14. The system of claim 8, wherein the reinforcement learning model is trained based upon a current applied to the battery.

15. A method of approximating hidden state information of a reinforcement learning model, the method comprising:

via one or more electronic sensors, determining observable state information, wherein state information includes the observable state information and hidden state information;

via a recurrent neural network feature extractor (RRNFE), extracting features from preceding state information;

providing a reinforcement learning model including (i) an actor model configured to produce an output associated with a control system, and (ii) a critic model configured to output a predicted reward;

training the reinforcement learning model based on the state information and the extracted features, wherein the training includes: updating weights of the actor model to maximize the predicted reward output by the critic model, and updating weights of the RRNFE and weights of the critic model to minimize a difference between (i) the predicted reward output by the critic model and (ii) rewards associated with the output for the control system; and

using the trained reinforcement learning model to approximate at least some of the hidden state information based on the extracted features.

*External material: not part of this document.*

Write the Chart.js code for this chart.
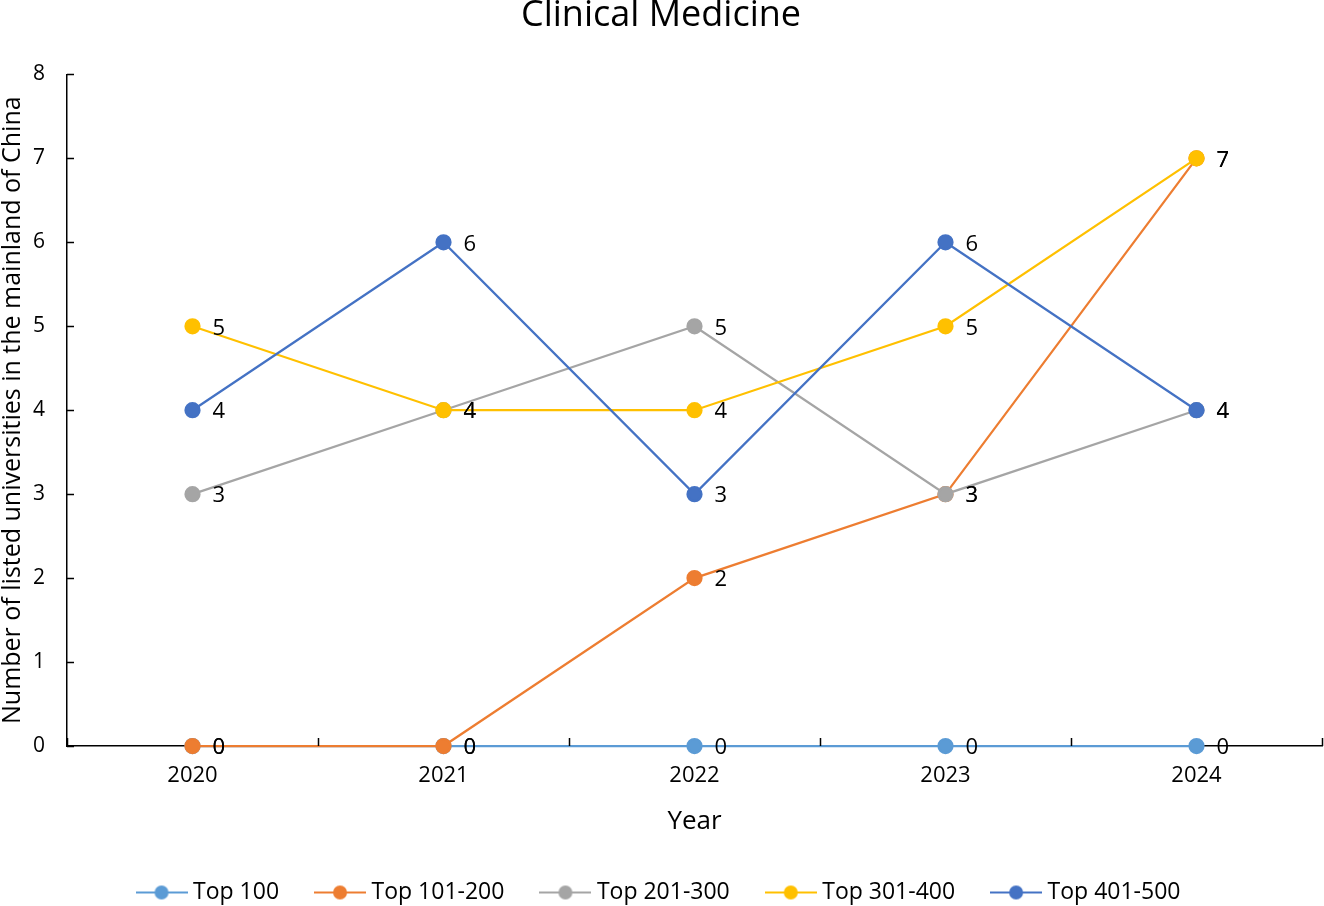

16. The method of claim 15, wherein the one or more electronic sensors include one or more electronic battery sensors configured to detect at least one of a voltage, current, and temperature of a battery.

17. The method of claim 15, wherein a loss of the critic is backpropagated through the critic and through the RRNFE in order to modify the weights of the RRNFE.

18. The method of claim 17, wherein during backpropagation of the actor model, the weights of the SPNNFE are not updated.

19. The method of claim 15, wherein the observable state information includes information associated with a state of charge of a vehicle battery.

20. The method of claim 19, wherein the updating of the weights of the actor model is made on a charge cycle-by-cycle basis of the vehicle battery.